# PROVIDED MATERIAL
+ + + + + + +

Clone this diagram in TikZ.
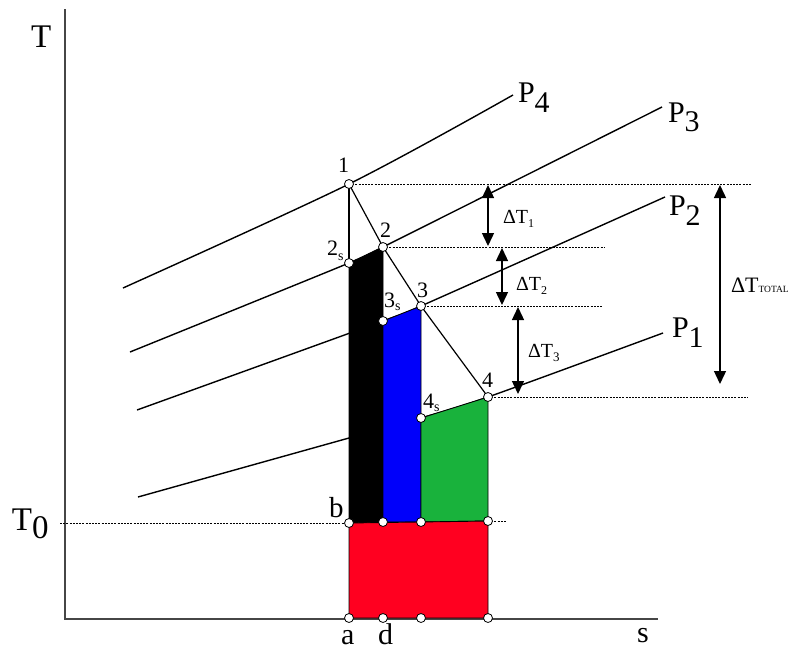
\documentclass[tikz,border=0pt]{standalone}
\usepackage{fontspec}
\setmainfont{Liberation Serif}
\usetikzlibrary{arrows.meta}
\definecolor{cred}{RGB}{255,0,32}
\definecolor{cblue}{RGB}{0,0,250}
\definecolor{cgreen}{RGB}{25,178,60}
\definecolor{caxis}{RGB}{70,70,70}
\begin{document}
\begin{tikzpicture}[x=1pt,y=-1pt,
  axisline/.style={draw=caxis,line width=1.2pt},
  isobar/.style={line width=1.4pt},
  dotline/.style={line width=0.8pt,dash pattern=on 2pt off 1.2pt},
  dimarrow/.style={line width=1.4pt,{Triangle[width=12pt,length=13pt]}-{Triangle[width=12pt,length=13pt]}},
  region/.style={draw=black,line width=0.9pt},
  procline/.style={line width=1.2pt},
  statept/.style={circle,draw=black,fill=white,line width=0.8pt,inner sep=0pt,minimum size=9pt},
  lab/.style={anchor=base west,inner sep=0pt,outer sep=0pt},
  numfont/.style={font=\fontsize{22}{22}\selectfont},
  bigfont/.style={font=\fontsize{30}{30}\selectfont},
  dtfont/.style={font=\fontsize{20}{20}\selectfont}
]
\useasboundingbox (0,0) rectangle (795,651);

% coordinates
\coordinate (o) at (65,619);
\coordinate (ytop) at (65,9);
\coordinate (xend) at (658,619);
\coordinate (p1) at (349,184);
\coordinate (p2) at (383,247);
\coordinate (p2s) at (349,263);
\coordinate (p3) at (421,306);
\coordinate (p3s) at (383,321);
\coordinate (p4) at (488,397);
\coordinate (p4s) at (421,418);
\coordinate (b) at (349,523);
\coordinate (c1) at (383,522);
\coordinate (c2) at (421,522);
\coordinate (c3) at (488,521);
\coordinate (a) at (349,618);
\coordinate (d) at (383,618);
\coordinate (e) at (421,618);
\coordinate (f) at (488,618);
\coordinate (t0start) at (60,523);
\coordinate (c3end) at (507,521);
\coordinate (h1) at (752,184);
\coordinate (h2) at (604,247);
\coordinate (h3) at (602,306);
\coordinate (h4) at (748,397);

% axes
\draw[axisline] (ytop) -- (o) -- (xend);

% isobars
\draw[isobar] plot[smooth] coordinates {(123,288) (349,184) (513,95)};
\draw[isobar] plot[smooth] coordinates {(130,352) (349,263) (383,247) (662,107)};
\draw[isobar] plot[smooth] coordinates {(137,410) (383,321) (421,306) (665,197)};
\draw[isobar] plot[smooth] coordinates {(138,497) (349,438) (421,418) (488,397) (663,333)};

% dotted reference lines
\draw[dotline] (p1) -- (h1);
\draw[dotline] (p2) -- (h2);
\draw[dotline] (p3) -- (h3);
\draw[dotline] (p4) -- (h4);
\draw[dotline] (t0start) -- (b);
\draw[dotline] (c3) -- (c3end);

% regions
\fill[black,region] (p2s) -- (p2) -- (c1) -- (b) -- cycle;
\fill[cblue,region] (p3s) -- (p3) -- (c2) -- (c1) -- cycle;
\fill[cgreen,region] (p4s) -- (p4) -- (c3) -- (c2) -- cycle;
\fill[cred,region] (b) -- (c3) -- (f) -- (a) -- cycle;

% process lines
\draw[procline] (p1) -- (p2s);
\draw[procline] (p1) -- (p2) -- (p3) -- (p4);

% dimension arrows
\coordinate (d1a) at (488,185); \coordinate (d1b) at (488,246);
\coordinate (d2a) at (502,248); \coordinate (d2b) at (502,305);
\coordinate (d3a) at (518,307); \coordinate (d3b) at (518,394);
\coordinate (dta) at (720,185); \coordinate (dtb) at (720,384);
\draw[dimarrow] (d1a) -- (d1b);
\draw[dimarrow] (d2a) -- (d2b);
\draw[dimarrow] (d3a) -- (d3b);
\draw[dimarrow] (dta) -- (dtb);

% state points
\foreach \q in {p1,p2,p2s,p3,p3s,p4,p4s,b,c1,c2,c3,a,d,e,f}
  \node[statept] (m\q) at (\q) {};

% labels
\node[lab,font=\fontsize{33}{33}\selectfont] (lT) at (31,47) {T};
\node[lab,font=\fontsize{33}{33}\selectfont] (lT0) at (12,530) {T\raisebox{-8pt}{0}};
\node[lab,font=\fontsize{30}{30}\selectfont] (ls) at (637,642) {s};
\node[lab,font=\fontsize{29}{29}\selectfont] (lb) at (329,517) {b};
\node[lab,font=\fontsize{30}{30}\selectfont] (la) at (341,644) {a};
\node[lab,font=\fontsize{30}{30}\selectfont] (ld) at (378,644) {d};

\node[lab,bigfont] (lP4) at (518,102) {P\raisebox{-10pt}{4}};
\node[lab,bigfont] (lP3) at (668,122) {P\raisebox{-9pt}{3}};
\node[lab,bigfont] (lP2) at (669,215) {P\raisebox{-10pt}{2}};
\node[lab,bigfont] (lP1) at (672,337) {P\raisebox{-10pt}{1}};

\node[lab,numfont] (l1) at (338,172) {1};
\node[lab,numfont] (l2) at (380,237) {2};
\node[lab,numfont] (l2s) at (327,255) {2\raisebox{-5pt}{\fontsize{14}{14}\selectfont s}};
\node[lab,numfont] (l3) at (417,297) {3};
\node[lab,numfont] (l3s) at (384,307) {3\raisebox{-3pt}{\fontsize{14}{14}\selectfont s}};
\node[lab,numfont] (l4) at (482,387) {4};
\node[lab,numfont] (l4s) at (423,408) {4\raisebox{-3pt}{\fontsize{14}{14}\selectfont s}};

\node[lab,dtfont] (lD1) at (503,223) {ΔT\raisebox{-4pt}{\fontsize{12}{12}\selectfont 1}};
\node[lab,dtfont] (lD2) at (516,290) {ΔT\raisebox{-4pt}{\fontsize{12}{12}\selectfont 2}};
\node[lab,dtfont] (lD3) at (528,357) {ΔT\raisebox{-4pt}{\fontsize{13}{13}\selectfont 3}};
\node[lab,font=\fontsize{22}{22}\selectfont] (lDT) at (731,292) {ΔT{\fontsize{9.5}{9.5}\selectfont TOTAL}};
\end{tikzpicture}
\end{document}
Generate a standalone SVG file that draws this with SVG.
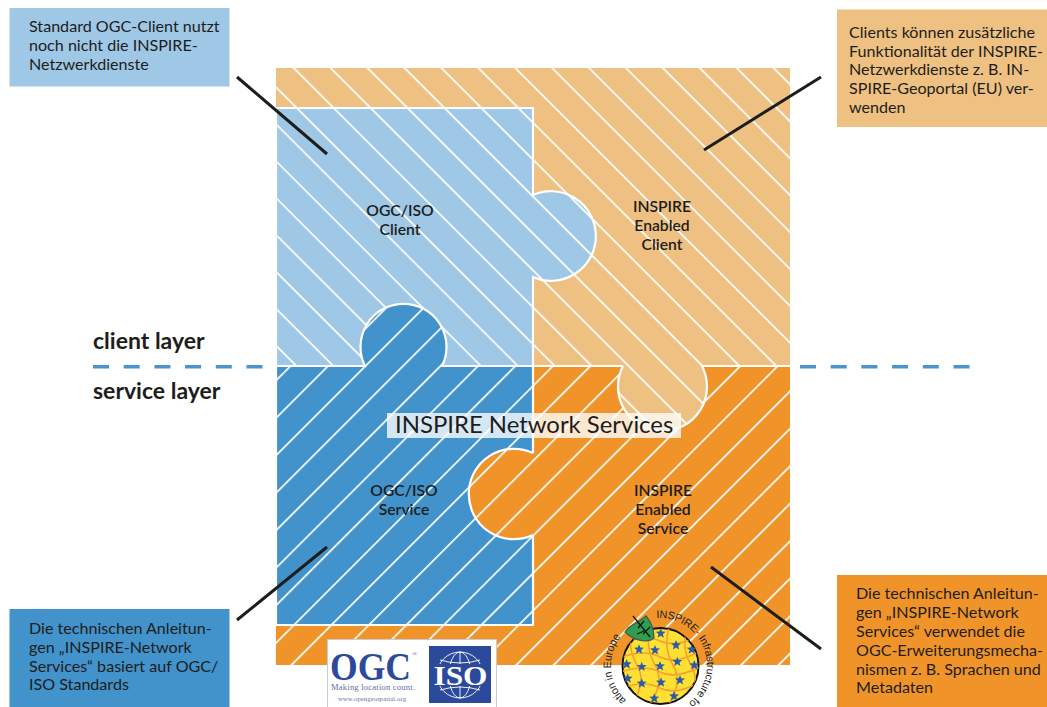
<svg xmlns="http://www.w3.org/2000/svg" width="1047" height="707" viewBox="0 0 1047 707">
<style>
text{font-family:"Lato","Open Sans","Liberation Sans",sans-serif;fill:#1d1d1b}
.note{font-size:16.1px}
.lab{font-size:15.7px;font-weight:600;text-anchor:middle}
.layer{font-size:23px;font-weight:700}
.edge{stroke:#fff;stroke-width:2.2;stroke-linejoin:miter}
.lead{stroke:#1d1d1b;stroke-width:3;fill:none}
.dash{stroke:#4a94ce;stroke-width:3.4;stroke-dasharray:16 14.7;fill:none}
.ring{font-family:"Liberation Sans",sans-serif;font-size:10.8px;letter-spacing:-0.2px}
.serif{font-family:"Liberation Serif",serif;fill:#2c4a9b}
.small{fill:#5a6fa8}
</style>
<defs>
<pattern id="hLB" width="26.1" height="26.1" patternUnits="userSpaceOnUse" patternTransform="translate(295 68) rotate(45)"><rect width="26.1" height="26.1" fill="#9fc7e6"/><rect width="26.1" height="1.7" fill="#fff"/></pattern>
<pattern id="hLO" width="26.1" height="26.1" patternUnits="userSpaceOnUse" patternTransform="translate(295 68) rotate(45)"><rect width="26.1" height="26.1" fill="#eec182"/><rect width="26.1" height="1.7" fill="#fff"/></pattern>
<pattern id="hDB" width="26.5" height="26.5" patternUnits="userSpaceOnUse" patternTransform="translate(515 665) rotate(-45)"><rect width="26.5" height="26.5" fill="#4292cb"/><rect width="26.5" height="1.7" fill="#fff"/></pattern>
<pattern id="hDO" width="26.5" height="26.5" patternUnits="userSpaceOnUse" patternTransform="translate(515 665) rotate(-45)"><rect width="26.5" height="26.5" fill="#f0942a"/><rect width="26.5" height="1.7" fill="#fff"/></pattern>
<polygon id="star" points="0,-5 1.3,-1.7 5,-1.6 2.2,0.8 3.1,4.4 0,2.4 -3.1,4.4 -2.2,0.8 -5,-1.6 -1.3,-1.7" fill="#2a5ca8"/>
<clipPath id="gc"><circle cx="660.5" cy="666" r="38"/></clipPath>
<clipPath id="ic"><rect x="429" y="646" width="62" height="57"/></clipPath>
<path id="ringL" d="M650.3 712.3A47.5 47.5 0 0 1 620.6 636.9"/>
<path id="ringR" d="M656.5 618A47.5 47.5 0 0 1 667 712.3"/>
</defs>

<g id="node-inspire-enabled-service">
<rect x="276" y="366" width="514" height="299" fill="url(#hDO)"/>
</g>
<g id="node-inspire-enabled-client">
<path d="M276 68H790V366H702A44.5 44.5 0 1 1 623 366H276Z" fill="url(#hLO)"/>
<path d="M702 366H790M623 366H276" class="edge" fill="none"/>
<path d="M702 366A44.5 44.5 0 1 1 623 366" class="edge" fill="none"/>
</g>
<g id="node-ogc-iso-client">
<path d="M276 108H533V195A44.8 44.8 0 1 1 533 277V366H276Z" fill="url(#hLB)" class="edge"/>
</g>
<g id="node-ogc-iso-service">
<path d="M276 366H365A43 43 0 1 1 442 366H533V625H276Z" fill="url(#hDB)" class="edge"/>
</g>
<g id="node-inspire-tab">
<path d="M535 453H533A45.2 45.2 0 1 0 533 535H535Z" fill="url(#hDO)"/>
<path d="M533 453A45.2 45.2 0 1 0 533 535" class="edge" fill="none"/>
</g>
<rect x="276" y="665" width="514" height="3" fill="#fff"/>

<g id="labels">
<g id="label-ogc-client"><text class="lab" x="400" y="216">OGC/ISO</text><text class="lab" x="400" y="235">Client</text></g>
<g id="label-inspire-client"><text class="lab" x="662" y="212">INSPIRE</text><text class="lab" x="662" y="231">Enabled</text><text class="lab" x="662" y="250">Client</text></g>
<g id="label-ogc-service"><text class="lab" x="404" y="496">OGC/ISO</text><text class="lab" x="404" y="515">Service</text></g>
<g id="label-inspire-service"><text class="lab" x="663" y="496">INSPIRE</text><text class="lab" x="663" y="515">Enabled</text><text class="lab" x="663" y="534">Service</text></g>
</g>

<g id="node-network-services">
<rect x="387" y="413" width="294" height="25" fill="#fff" fill-opacity="0.78"/>
<text x="395" y="433" font-size="23.9">INSPIRE Network Services</text>
</g>

<g id="connectors">
<path class="lead" d="M237 77L327 154"/>
<path class="lead" d="M821 77L704 150"/>
<path class="lead" d="M237 620L327 547"/>
<path class="lead" d="M711 567L821 649"/>
<path class="dash" d="M93 366.7H276"/>
<path class="dash" d="M800 366.7H970"/>
</g>

<g id="layers">
<text class="layer" x="93" y="349">client layer</text>
<text class="layer" x="93" y="399">service layer</text>
</g>

<g id="note-tl">
<rect x="9.5" y="8" width="220" height="78.5" fill="#9fc7e6"/>
<text class="note" x="29" y="32">Standard OGC-Client nutzt</text>
<text class="note" x="29" y="51">noch nicht die INSPIRE-</text>
<text class="note" x="29" y="69.500">Netzwerkdienste</text>
</g>
<g id="note-tr">
<rect x="837" y="9.5" width="210" height="117.5" fill="#eec182"/>
<text class="note" x="849" y="37.500">Clients können zusätzliche</text>
<text class="note" x="849" y="56.500">Funktionalität der INSPIRE-</text>
<text class="note" x="849" y="75">Netzwerkdienste z. B. IN-</text>
<text class="note" x="849" y="94">SPIRE-Geoportal (EU) ver-</text>
<text class="note" x="849" y="112.500">wenden</text>
</g>
<g id="note-bl">
<rect x="9.5" y="609" width="220" height="98" fill="#4292cb"/>
<text class="note" x="29" y="634">Die technischen Anleitun-</text>
<text class="note" x="29" y="652.500">gen „INSPIRE-Network</text>
<text class="note" x="29" y="671.500">Services“ basiert auf OGC/</text>
<text class="note" x="29" y="690">ISO Standards</text>
</g>
<g id="note-br">
<rect x="837" y="575" width="210" height="132" fill="#f0942a"/>
<text class="note" x="856" y="599">Die technischen Anleitun-</text>
<text class="note" x="856" y="618">gen „INSPIRE-Network</text>
<text class="note" x="856" y="637">Services“ verwendet die</text>
<text class="note" x="856" y="656">OGC-Erweiterungsmecha-</text>
<text class="note" x="856" y="675">nismen z. B. Sprachen und</text>
<text class="note" x="856" y="693">Metadaten</text>
</g>

<g id="logo-ogc-iso">
<rect x="327.5" y="639.5" width="169" height="70" fill="#fff" stroke="#c5cbd8"/>
<text class="serif" x="330" y="680" font-size="39" font-weight="700" textLength="81" lengthAdjust="spacingAndGlyphs">OGC</text>
<text class="serif small" x="412" y="656" font-size="7">®</text>
<text class="serif small" x="331" y="690" font-size="8.5" textLength="84">Making location count.</text>
<text class="serif small" x="338" y="700.500" font-size="6.5" textLength="68">www.opengeospatial.org</text>
<rect x="429" y="646" width="62" height="57" fill="#2c4a9b"/>
<g clip-path="url(#ic)" fill="none" stroke="#fff" stroke-width="0.9">
<circle cx="460" cy="675" r="23"/><ellipse cx="460" cy="675" rx="11" ry="23"/><path d="M460 652V698M440 660Q460 666 480 660M440 690Q460 684 480 690"/>
</g>
<rect x="433" y="664" width="55" height="22" fill="#2c4a9b"/>
<text x="460.500" y="685" font-size="28" font-weight="700" text-anchor="middle" textLength="54" lengthAdjust="spacingAndGlyphs" style="font-family:'Liberation Serif',serif;fill:#fff">ISO</text>
</g>

<g id="logo-inspire">
<circle cx="660.500" cy="666" r="38" fill="#ffe033" stroke="#111" stroke-width="2"/>
<g clip-path="url(#gc)" fill="none" stroke="#f5a030" stroke-width="1.6">
<path d="M622 642Q645 634 660 641T700 636M622 657Q645 649 660 657T700 651M620 672Q645 664 660 672T702 666M622 688Q645 680 660 688T700 682"/>
<path d="M632 628Q627 648 637 665T632 704M650 628Q645 648 655 665T650 704M669 628Q663 648 673 665T669 704M687 628Q681 648 691 665T687 704"/>
</g>
<g id="stars">
<use href="#star" x="660.700" y="633.300"/><use href="#star" x="639" y="649.300"/><use href="#star" x="655" y="650"/><use href="#star" x="676" y="645"/><use href="#star" x="691.700" y="649.300"/>
<use href="#star" x="641.700" y="666.700"/><use href="#star" x="660" y="666"/><use href="#star" x="677.300" y="661.700"/><use href="#star" x="694.300" y="665"/><use href="#star" x="626.700" y="664"/>
<use href="#star" x="627.700" y="678.300"/><use href="#star" x="641.700" y="683.300"/><use href="#star" x="661" y="682.300"/><use href="#star" x="680" y="680"/><use href="#star" x="654.300" y="698.300"/><use href="#star" x="674" y="696"/>
</g>
<path d="M625 632C630 624 640 622 646 616C651 622 654 630 654 638C650 642 636 643 625 632Z" fill="#2f9e50" stroke="#4a5a4e" stroke-width="1.2"/>
<path d="M633 616L650 637M638 628L644 621M643 634L650 627M637 634L644 631" stroke="#111" stroke-width="1.2" fill="none"/>
<text class="ring"><textPath href="#ringL" startOffset="100%" text-anchor="end">ation in Europe</textPath></text>
<text class="ring"><textPath href="#ringR">INSPIRE- Infrastructure fo</textPath></text>
</g>
</svg>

+ + + + + + +

Repeat the records above exactly, from the first line through the line that contains "(0,0) rectangle (795,651);", and leave out the pictures.

# RESPONSE TO THIS EXERCISE
Clone this diagram in TikZ.
\documentclass[tikz,border=0pt]{standalone}
\usepackage{fontspec}
\setmainfont{Liberation Serif}
\usetikzlibrary{arrows.meta}
\definecolor{cred}{RGB}{255,0,32}
\definecolor{cblue}{RGB}{0,0,250}
\definecolor{cgreen}{RGB}{25,178,60}
\definecolor{caxis}{RGB}{70,70,70}
\begin{document}
\begin{tikzpicture}[x=1pt,y=-1pt,
  axisline/.style={draw=caxis,line width=1.2pt},
  isobar/.style={line width=1.4pt},
  dotline/.style={line width=0.8pt,dash pattern=on 2pt off 1.2pt},
  dimarrow/.style={line width=1.4pt,{Triangle[width=12pt,length=13pt]}-{Triangle[width=12pt,length=13pt]}},
  region/.style={draw=black,line width=0.9pt},
  procline/.style={line width=1.2pt},
  statept/.style={circle,draw=black,fill=white,line width=0.8pt,inner sep=0pt,minimum size=9pt},
  lab/.style={anchor=base west,inner sep=0pt,outer sep=0pt},
  numfont/.style={font=\fontsize{22}{22}\selectfont},
  bigfont/.style={font=\fontsize{30}{30}\selectfont},
  dtfont/.style={font=\fontsize{20}{20}\selectfont}
]
\useasboundingbox (0,0) rectangle (795,651);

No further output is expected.